`Right-wing England' rebels over budgets

3rd March 1995 at 00:00
A grant-maintained school in Gloucestershire which is facing the loss of up to eight teachers may be forced to close next month.

Governors at Rednock school in Dursley have told the Education Secretary that they cannot set a budget that will ensure adequate health and safety standards and deliver the national curriculum. Rednock, like all Gloucestershire secondaries, faces a 5 per cent cut to its budget. Its problems are particularly acute as the 1970s' school with 18 temporary classrooms has high maintenance bills.

The 1,250-pupil school was praised by inspectors last term as giving " good value from money".

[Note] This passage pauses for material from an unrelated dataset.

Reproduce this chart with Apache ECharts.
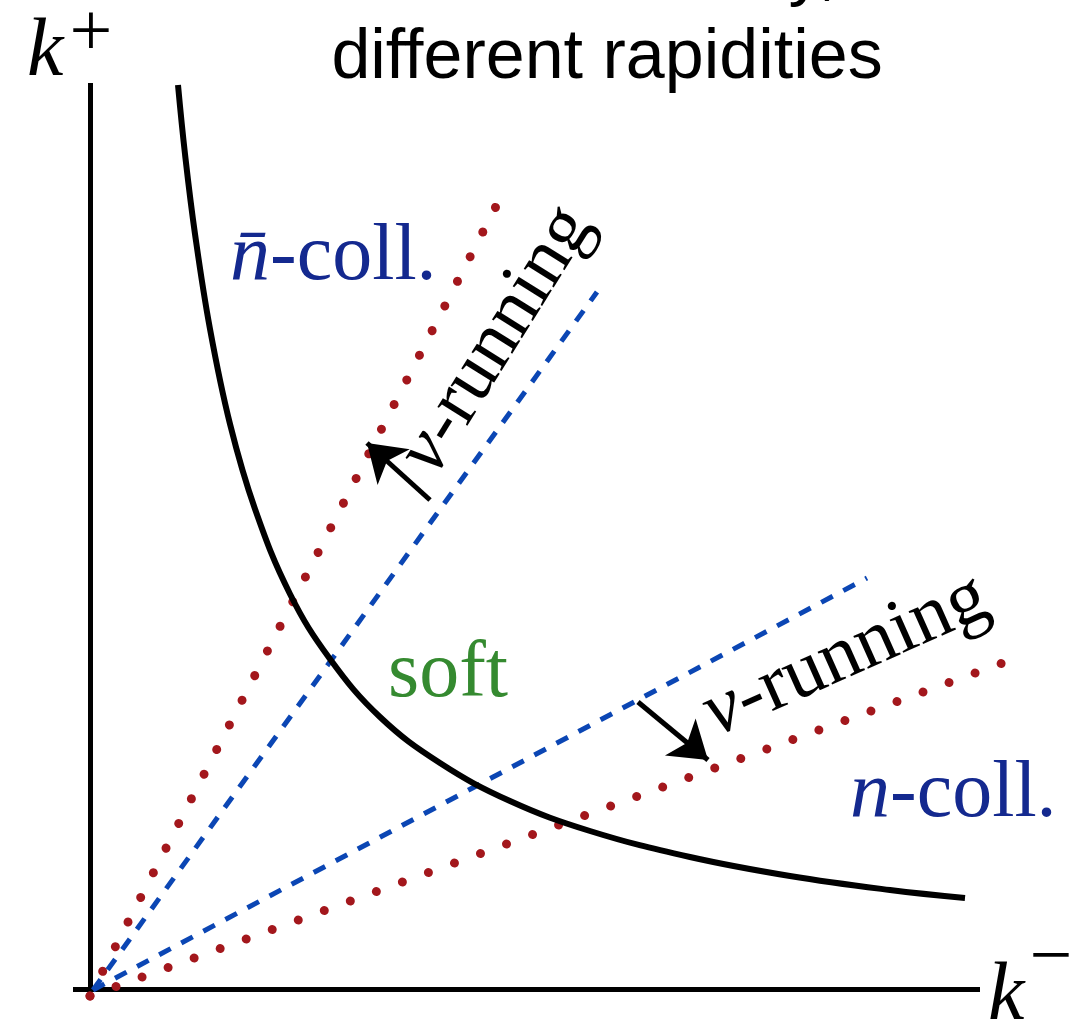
<!DOCTYPE html>
<html>
<head>
<meta charset="utf-8">
<script src="https://cdn.jsdelivr.net/npm/echarts@6/dist/echarts.min.js"></script>
<style>
  html, body { margin: 0; padding: 0; background: #ffffff; }
  #chart { width: 1090px; height: 1023px; }
</style>
</head>
<body>
<div id="chart"></div>
<script>
// Hyperbola k+ k- = const separating the soft region (values in plot units)
const curveKMinus = [0.88, 0.95, 1.05, 1.2, 1.4, 1.65, 2.0, 2.4, 2.9, 3.5, 4.2, 5.0, 6.0, 7.0, 8.0, 8.75];
const curveKPlus  = [9.04, 8.35, 7.55, 6.6, 5.65, 4.8, 3.95, 3.3, 2.72, 2.26, 1.88, 1.58, 1.32, 1.13, 0.99, 0.91];

// Rays from the origin: fixed-rapidity lines (dashed) and shifted ones (dotted)
const dashedRays = [
  [[0.03, -0.01], [5.07, 6.97]],
  [[0.03, -0.01], [7.77, 4.11]]
];
const dottedRays = [
  [[0.0, -0.07], [4.17, 8.04]],
  [[0.0, -0.07], [9.29, 3.32]]
];
// nu-running arrows: tail -> head
const runArrows = [
  [[3.40, 4.89], [2.77, 5.46]],
  [[5.48, 2.87], [6.18, 2.29]]
];
// Axis lines
const axisLines = [
  [[0.0, -0.01], [0.0, 9.06]],
  [[-0.17, 0.0], [8.9, 0.0]]
];

// Annotation anchors and texts
const noteTexts   = ['{it|n\u0304}-coll.', 'soft', '{it|n}-coll.', '{it|\u03BD}-running', '{it|\u03BD}-running'];
const noteAnchors = [[1.40, 7.31], [2.98, 3.14], [7.60, 1.94], [4.07, 6.49], [7.56, 3.33]];
const axisNameTexts   = ['k', '+', 'k', '\u2212'];
const axisNameAnchors = [[-0.63, 9.36], [0.01, 9.54], [8.98, -0.08], [9.61, 0.29]];
const titleLines = ['same virtuality,', 'different rapidities'];

const BLUE_TEXT = '#14298f';
const BLUE_DASH = '#0b46b4';
const RED_DOT = '#a3171c';
const GREEN = '#358a30';
const SERIF = '"Liberation Serif", "DejaVu Serif", serif';

const noteStyles = [
  { color: BLUE_TEXT, align: 'left', rotate: 0, size: 80 },
  { color: GREEN, align: 'left', rotate: 0, size: 80 },
  { color: BLUE_TEXT, align: 'left', rotate: 0, size: 80 },
  { color: '#000000', align: 'center', rotate: 58, size: 77 },
  { color: '#000000', align: 'center', rotate: 24, size: 78 }
];

const noteData = noteAnchors.map((p, i) => ({
  value: p,
  label: {
    show: true,
    position: 'inside',
    formatter: noteTexts[i],
    color: noteStyles[i].color,
    opacity: 1,
    align: noteStyles[i].align,
    verticalAlign: 'middle',
    rotate: noteStyles[i].rotate,
    fontFamily: SERIF,
    fontSize: noteStyles[i].size,
    rich: {
      it: { fontStyle: 'italic', fontFamily: SERIF, fontSize: noteStyles[i].size, color: noteStyles[i].color }
    }
  }
}));

const axisNameData = axisNameAnchors.map((p, i) => ({
  value: p,
  label: {
    show: true,
    position: 'inside',
    formatter: axisNameTexts[i],
    color: '#000000',
    opacity: 1,
    align: (i % 2 === 0) ? 'left' : 'center',
    verticalAlign: 'middle',
    fontFamily: SERIF,
    fontStyle: (i % 2 === 0) ? 'italic' : 'normal',
    fontSize: (i % 2 === 0) ? 82 : 76
  }
}));

const chart = echarts.init(document.getElementById('chart'), null, { renderer: 'canvas' });

chart.setOption({
  animation: false,
  backgroundColor: '#ffffff',
  grid: { left: 0, right: 0, top: 0, bottom: 0 },
  xAxis: { type: 'value', min: -0.9, max: 10.0, show: false },
  yAxis: { type: 'value', min: -0.34, max: 9.89, show: false },
  graphic: titleLines.map((t, i) => ({
    type: 'text',
    x: 607,
    y: -27 + i * 86,
    style: {
      text: t,
      fill: '#000000',
      font: '70px "Liberation Sans", Arial, sans-serif',
      align: 'center',
      verticalAlign: 'middle'
    }
  })),
  series: [
    {
      type: 'lines',
      coordinateSystem: 'cartesian2d',
      data: axisLines.map(c => ({ coords: c })),
      lineStyle: { color: '#000000', width: 5, opacity: 1 },
      symbol: ['none', 'none']
    },
    {
      type: 'lines',
      coordinateSystem: 'cartesian2d',
      data: dottedRays.map(c => ({ coords: c })),
      lineStyle: { color: RED_DOT, width: 9, type: [0.01, 27.7], cap: 'round', opacity: 1 },
      symbol: ['none', 'none']
    },
    {
      type: 'lines',
      coordinateSystem: 'cartesian2d',
      data: dashedRays.map(c => ({ coords: c })),
      lineStyle: { color: BLUE_DASH, width: 5, type: [13, 12], opacity: 1 },
      symbol: ['none', 'none']
    },
    {
      type: 'line',
      data: curveKMinus.map((x, i) => [x, curveKPlus[i]]),
      smooth: 0.4,
      showSymbol: false,
      symbol: 'none',
      lineStyle: { color: '#000000', width: 6 },
      clip: false
    },
    {
      type: 'lines',
      coordinateSystem: 'cartesian2d',
      data: runArrows.map(c => ({ coords: c })),
      lineStyle: { color: '#000000', width: 5, opacity: 1 },
      symbol: ['none', 'arrow'],
      symbolSize: [34, 36]
    },
    {
      type: 'scatter',
      symbolSize: 0,
      clip: false,
      itemStyle: { opacity: 1 },
      data: noteData,
      z: 5
    },
    {
      type: 'scatter',
      symbolSize: 0,
      clip: false,
      itemStyle: { opacity: 1 },
      data: axisNameData,
      z: 5
    }
  ]
});
</script>
</body>
</html>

Although Gloucestershire comes under the Common Funding Formula (CFF) - the system being phased in for GM schools - spending on all secondary schools is still subject to Government limits.

County councillors have agreed a budget Pounds 4 million above their limit but will have to wait until April at the earliest for a decision from the Government.

Rednock governors meet on March 30 - one day before they have to agree a budget - to decide what action to take. It is unclear what would happen if they did not set a budget as the Funding Agency, which administers GM finances, would not get involved though the Education Secretary does have powers to remove governors.

John Pritchard, head of Rednock, said: "I will have to cease all payments from April 1 unless the governors or somebody else sets a budget for us and that can only mean closing the school."

The 5 per cent cut that the county's schools face comes on top of cuts of 11 per cent over the past four years.

Mike Redman, chair of Gloucestershire Secondary Heads Association, said: "This is not a militant county. It is Gatcombe Park, Prince Charles, Cheltenham. It is everything that is quintessentially right-wing England. If you have got this level of anger here, it shows just how bad things have become."

Essex, also covered by the CFF, put Pounds 1.3m into building grants for LEA schools to try to cushion them from the cuts. A spokesman estimated this would mean LEA secondaries were on average Pounds 20,000 worse off, compared to about Pounds 60,000 in county GM schools.